* [Excerpted data]
● ● ● ● ● ● ●

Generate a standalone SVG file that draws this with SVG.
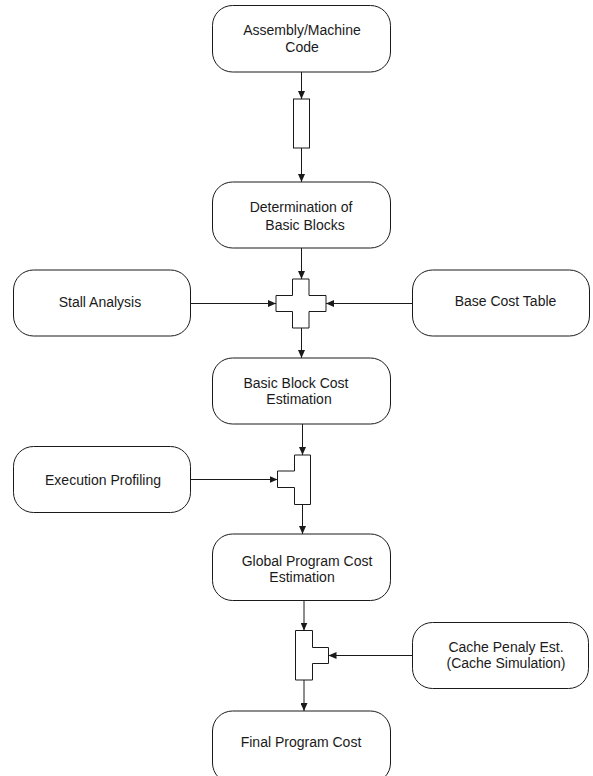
<svg xmlns="http://www.w3.org/2000/svg" width="593" height="776" viewBox="0 0 593 776">
<style>
.box{fill:#fff;stroke:#1a1a1a;stroke-width:1}
.junc{fill:#fff;stroke:#1a1a1a;stroke-width:1}
.lbl{font-family:"Liberation Sans",Arial,sans-serif;font-size:14px;fill:#1a1a1a;text-anchor:middle}
.con{fill:none;stroke:#1a1a1a;stroke-width:1}
</style>
<defs>
<marker id="ah" markerWidth="8" markerHeight="7" refX="8" refY="3.5" orient="auto" markerUnits="userSpaceOnUse">
<path d="M0,0 L8,3.5 L0,7 Z" fill="#1a1a1a"/>
</marker>
</defs>
<rect width="593" height="776" fill="#fff"/>
<g id="connectors">
<line class="con" x1="301.5" y1="72" x2="301.5" y2="99" marker-end="url(#ah)"/>
<line class="con" x1="301.5" y1="148" x2="301.5" y2="182" marker-end="url(#ah)"/>
<line class="con" x1="301.5" y1="248" x2="301.5" y2="279" marker-end="url(#ah)"/>
<line class="con" x1="190.5" y1="303.5" x2="276" y2="303.5" marker-end="url(#ah)"/>
<line class="con" x1="412.5" y1="303.5" x2="326" y2="303.5" marker-end="url(#ah)"/>
<line class="con" x1="301.5" y1="328" x2="301.5" y2="358" marker-end="url(#ah)"/>
<line class="con" x1="302.5" y1="424" x2="302.5" y2="455" marker-end="url(#ah)"/>
<line class="con" x1="190.5" y1="479.5" x2="277.5" y2="479.5" marker-end="url(#ah)"/>
<line class="con" x1="302.5" y1="504.5" x2="302.5" y2="534" marker-end="url(#ah)"/>
<line class="con" x1="304" y1="600.5" x2="304" y2="630.5" marker-end="url(#ah)"/>
<line class="con" x1="412.5" y1="655.5" x2="328.5" y2="655.5" marker-end="url(#ah)"/>
<line class="con" x1="304" y1="680" x2="304" y2="711" marker-end="url(#ah)"/>
</g>
<g id="assembly">
<rect class="box" x="212.5" y="5.5" width="178" height="66.5" rx="20"/>
<text class="lbl" x="302" y="35">Assembly/Machine</text>
<text class="lbl" x="302" y="52">Code</text>
</g>
<g id="buffer">
<rect class="junc" x="293.5" y="99" width="16" height="49"/>
</g>
<g id="determination">
<rect class="box" x="212.5" y="182" width="178" height="66" rx="20"/>
<text class="lbl" x="301" y="212">Determination of</text>
<text class="lbl" x="305" y="230">Basic Blocks</text>
</g>
<g id="join1">
<path class="junc" d="M292.5,279 H309 V295.5 H326 V311.5 H309 V328 H292.5 V311.5 H276 V295.5 H292.5 Z"/>
</g>
<g id="stall">
<rect class="box" x="13.5" y="270" width="177" height="66" rx="20"/>
<text class="lbl" x="100" y="307">Stall Analysis</text>
</g>
<g id="basecost">
<rect class="box" x="412.5" y="270" width="177" height="66" rx="20"/>
<text class="lbl" x="505.5" y="306">Base Cost Table</text>
</g>
<g id="bbcost">
<rect class="box" x="212.5" y="358" width="178" height="66" rx="20"/>
<text class="lbl" x="296" y="388">Basic Block Cost</text>
<text class="lbl" x="299" y="404">Estimation</text>
</g>
<g id="join2">
<path class="junc" d="M294.5,455 H310.5 V504.5 H294.5 V487.5 H277.5 V471 H294.5 Z"/>
</g>
<g id="profiling">
<rect class="box" x="13.5" y="446.5" width="177" height="66" rx="20"/>
<text class="lbl" x="103" y="485">Execution Profiling</text>
</g>
<g id="global">
<rect class="box" x="212.5" y="534" width="178" height="66.5" rx="20"/>
<text class="lbl" x="307" y="566">Global Program Cost</text>
<text class="lbl" x="302" y="582">Estimation</text>
</g>
<g id="join3">
<path class="junc" d="M295.5,630.5 H312.5 V647.5 H328.5 V663.5 H312.5 V680 H295.5 Z"/>
</g>
<g id="cache">
<rect class="box" x="412.5" y="622.5" width="176" height="66" rx="20"/>
<text class="lbl" x="506" y="652">Cache Penaly Est.</text>
<text class="lbl" x="506" y="668">(Cache Simulation)</text>
</g>
<g id="final">
<rect class="box" x="212.5" y="711" width="178" height="72" rx="20"/>
<text class="lbl" x="301" y="747">Final Program Cost</text>
</g>
</svg>
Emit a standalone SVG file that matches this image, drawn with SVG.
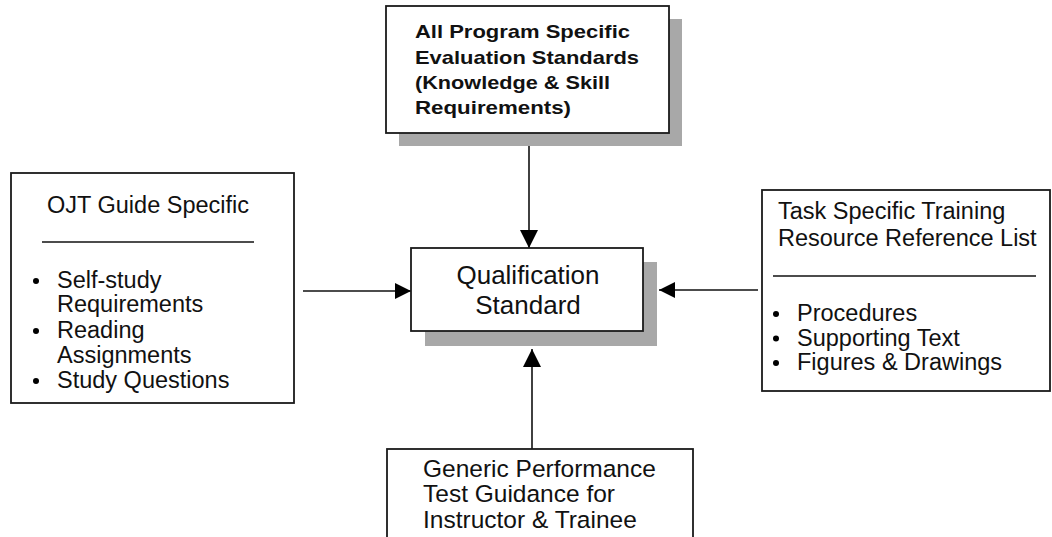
<svg xmlns="http://www.w3.org/2000/svg" width="1052" height="537" viewBox="0 0 1052 537">
<style>
.box{fill:#fff;stroke:#1a1a1a;stroke-width:1.8}
.shadow{fill:#a8a8a8}
.t{font-family:"Liberation Sans",Arial,sans-serif;font-size:23.5px;fill:#111}
.tg{font-family:"Liberation Sans",Arial,sans-serif;font-size:24.5px;fill:#111}
.tb{font-family:"Liberation Sans",Arial,sans-serif;font-size:19px;font-weight:bold;fill:#111}
.tc{font-family:"Liberation Sans",Arial,sans-serif;font-size:26px;fill:#111}
.rule{stroke:#111;stroke-width:1.5}
.conn{stroke:#111;stroke-width:1.6;fill:none}
</style>
<defs>
<marker id="ah" viewBox="0 0 16 16" refX="16" refY="8" markerWidth="16" markerHeight="16" markerUnits="userSpaceOnUse" orient="auto">
<path d="M0,0 L16,8 L0,16 Z" fill="#000"/>
</marker>
<marker id="av" viewBox="0 0 18 18" refX="18" refY="9" markerWidth="18" markerHeight="18" markerUnits="userSpaceOnUse" orient="auto">
<path d="M0,0 L18,9 L0,18 Z" fill="#000"/>
</marker>
</defs>
<g id="connectors">
<path class="conn" d="M529,146 L529,248" marker-end="url(#av)"/>
<path class="conn" d="M303,291 L411,291" marker-end="url(#ah)"/>
<path class="conn" d="M758,290 L659,290" marker-end="url(#ah)"/>
<path class="conn" d="M532,449 L532,349" marker-end="url(#av)"/>
</g>
<g id="node-evaluation-standards">
<rect class="shadow" x="399" y="19" width="283" height="127"/>
<rect class="box" x="386" y="6" width="283" height="127"/>
<text class="tb" x="415" y="38" textLength="215" lengthAdjust="spacingAndGlyphs">All Program Specific</text>
<text class="tb" x="415" y="63.5" textLength="224" lengthAdjust="spacingAndGlyphs">Evaluation Standards</text>
<text class="tb" x="415" y="89" textLength="195" lengthAdjust="spacingAndGlyphs">(Knowledge &amp; Skill</text>
<text class="tb" x="415" y="114" textLength="156" lengthAdjust="spacingAndGlyphs">Requirements)</text>
</g>
<g id="node-ojt-guide">
<rect class="box" x="11" y="173" width="283" height="230"/>
<text class="t" x="47" y="213">OJT Guide Specific</text>
<line class="rule" x1="42" y1="242" x2="254" y2="242"/>
<circle cx="36" cy="281" r="3"/>
<text class="t" x="57" y="288">Self-study</text>
<text class="t" x="57" y="312">Requirements</text>
<circle cx="36" cy="331" r="3"/>
<text class="t" x="57" y="338">Reading</text>
<text class="t" x="57" y="363">Assignments</text>
<circle cx="36" cy="381" r="3"/>
<text class="t" x="57" y="388">Study Questions</text>
</g>
<g id="node-qualification-standard">
<rect class="shadow" x="425" y="262" width="232" height="84"/>
<rect class="box" x="411" y="248" width="232" height="83"/>
<text class="tc" x="528" y="284" text-anchor="middle">Qualification</text>
<text class="tc" x="528" y="314" text-anchor="middle">Standard</text>
</g>
<g id="node-task-specific">
<rect class="box" x="762" y="190" width="288" height="201"/>
<text class="t" x="778" y="219">Task Specific Training</text>
<text class="t" x="778" y="246">Resource Reference List</text>
<line class="rule" x1="773" y1="276" x2="1036" y2="276"/>
<circle cx="776" cy="314" r="3"/>
<text class="t" x="797" y="321">Procedures</text>
<circle cx="776" cy="338.5" r="3"/>
<text class="t" x="797" y="345.5">Supporting Text</text>
<circle cx="776" cy="363" r="3"/>
<text class="t" x="797" y="370">Figures &amp; Drawings</text>
</g>
<g id="node-performance-test">
<rect class="box" x="387" y="449" width="306" height="100"/>
<text class="tg" x="423" y="477">Generic Performance</text>
<text class="tg" x="423" y="502">Test Guidance for</text>
<text class="tg" x="423" y="528">Instructor &amp; Trainee</text>
</g>
</svg>
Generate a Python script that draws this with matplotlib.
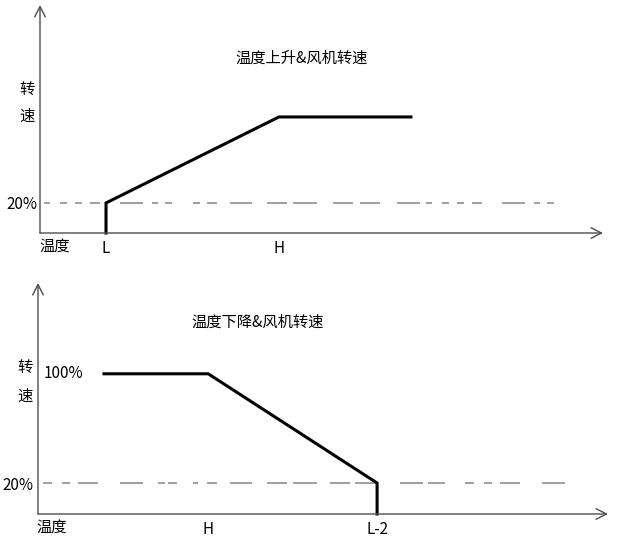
import matplotlib
matplotlib.use('Agg')
import matplotlib.pyplot as plt

plt.rcParams['font.family'] = ['Noto Sans CJK SC', 'DejaVu Sans']
plt.rcParams['lines.scale_dashes'] = False

# ---------------- data ----------------
rise_title = '温度上升&风机转速'
fall_title = '温度下降&风机转速'
speed_label = ['转', '速']
temp_label = '温度'

# top chart: temperature rising (x in temperature units, y in % speed)
rise_ticks = [1.0, 3.62]
rise_tick_labels = ['L', 'H']
rise_x = [1.0, 1.0, 3.62, 5.62]
rise_y = [-2.0, 20, 83, 83]          # starts at the axis floor
rise_ref = 20
rise_ref_end = 7.95

# bottom chart: temperature falling
fall_ticks = [2.58, 5.14]
fall_tick_labels = ['H', 'L-2']
fall_x = [1.0, 2.58, 5.14, 5.14]
fall_y = [100, 100, 20, -2.7]        # ends at the axis floor
fall_ref = 20
fall_ref_end = 8.06
fall_top_label = '100%'

PX = 0.72  # px -> pt at 100 dpi
rise_dash = [0.01, 4, 6, 10, 7, 8, 7, 8, 10, 20, 23, 9, 6, 7, 7, 21, 7, 7, 10, 13, 22, 15,
             20, 6, 24, 16, 20, 7, 20, 17, 23, 2, 21, 14, 31, 27, 10, 23, 4, 3, 10, 200]
fall_dash = [0.01, 5, 9, 10, 8, 8, 20, 22, 23, 15, 7, 3, 9, 16, 5, 9, 10, 13, 22, 15,
             20, 6, 24, 13, 20, 5, 22, 23, 23, 5, 17, 15, 30, 28, 10, 24, 3, 3, 9, 200]

AX_COL = '#4d4d4d'
REF_COL = '#858585'
TXT = '#000000'
FS = 11
FW = 500

fig = plt.figure(figsize=(6.18, 5.39), dpi=100)

def draw_axes(ax, xlim, ylim):
    ax.set_xlim(*xlim)
    ax.set_ylim(*ylim)
    for s in ax.spines.values():
        s.set_visible(False)
    arrow = dict(arrowstyle='->,head_length=0.75,head_width=0.38', color=AX_COL,
                 lw=1.0, shrinkA=0, shrinkB=0, mutation_scale=10)
    ax.annotate('', xy=(1, 0), xytext=(0, 0), xycoords='axes fraction',
                textcoords='axes fraction', arrowprops=arrow)
    ax.annotate('', xy=(0, 1), xytext=(0, 0), xycoords='axes fraction',
                textcoords='axes fraction', arrowprops=arrow)
    ax.tick_params(length=0, labelsize=FS, labelcolor=TXT)
    for lab in ax.get_xticklabels() + ax.get_yticklabels():
        lab.set_fontweight(FW)

def txt(ax, x, y, s, **kw):
    ax.text(x, y, s, fontsize=FS, color=TXT, fontweight=FW, clip_on=False, **kw)

# ---- top ----
ax1 = fig.add_axes([40/618, (539-233)/539, 563/618, 228/539])
ax1.plot([0, rise_ref_end], [rise_ref, rise_ref], color=REF_COL, lw=1.1,
         linestyle=(0, [d*PX for d in rise_dash]), solid_capstyle='butt', dash_capstyle='butt')
ax1.plot(rise_x, rise_y, color='black', lw=2.2, solid_joinstyle='miter', clip_on=False)
ax1.set_xticks(rise_ticks, rise_tick_labels)
ax1.set_yticks([rise_ref], ['20%'])
draw_axes(ax1, (0, 8.53), (-2.0, 165))
ax1.tick_params(axis='x', pad=5)
ax1.tick_params(axis='y', pad=2)
txt(ax1, 3.97, 126, rise_title, ha='center', va='center')
txt(ax1, -0.2, 102.8, speed_label[0], ha='center', va='center')
txt(ax1, -0.2, 83.7, speed_label[1], ha='center', va='center')
txt(ax1, 0.23, -11.5, temp_label, ha='center', va='center')

# ---- bottom ----
ax2 = fig.add_axes([38/618, (539-514)/539, 570/618, 231/539])
ax2.plot([0, fall_ref_end], [fall_ref, fall_ref], color=REF_COL, lw=1.1,
         linestyle=(0, [d*PX for d in fall_dash]), solid_capstyle='butt', dash_capstyle='butt')
ax2.plot(fall_x, fall_y, color='black', lw=2.2, solid_joinstyle='miter', clip_on=False)
ax2.set_xticks(fall_ticks, fall_tick_labels)
ax2.set_yticks([fall_ref], ['20%'])
draw_axes(ax2, (0, 8.64), (-2.7, 166.5))
ax2.tick_params(axis='x', pad=5)
ax2.tick_params(axis='y', pad=3.5)
txt(ax2, 0.08, 100, fall_top_label, ha='left', va='center')
txt(ax2, 3.33, 138, fall_title, ha='center', va='center')
txt(ax2, -0.2, 104.3, speed_label[0], ha='center', va='center')
txt(ax2, -0.2, 83.7, speed_label[1], ha='center', va='center')
txt(ax2, 0.21, -12.2, temp_label, ha='center', va='center')

fig.savefig('out.png', dpi=100)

● ● ● ● ● ● ●

* [Given exercise] Find how many lines in the records contain the string "matplotlib", then give the number alone.

* [Response to the exercise] 4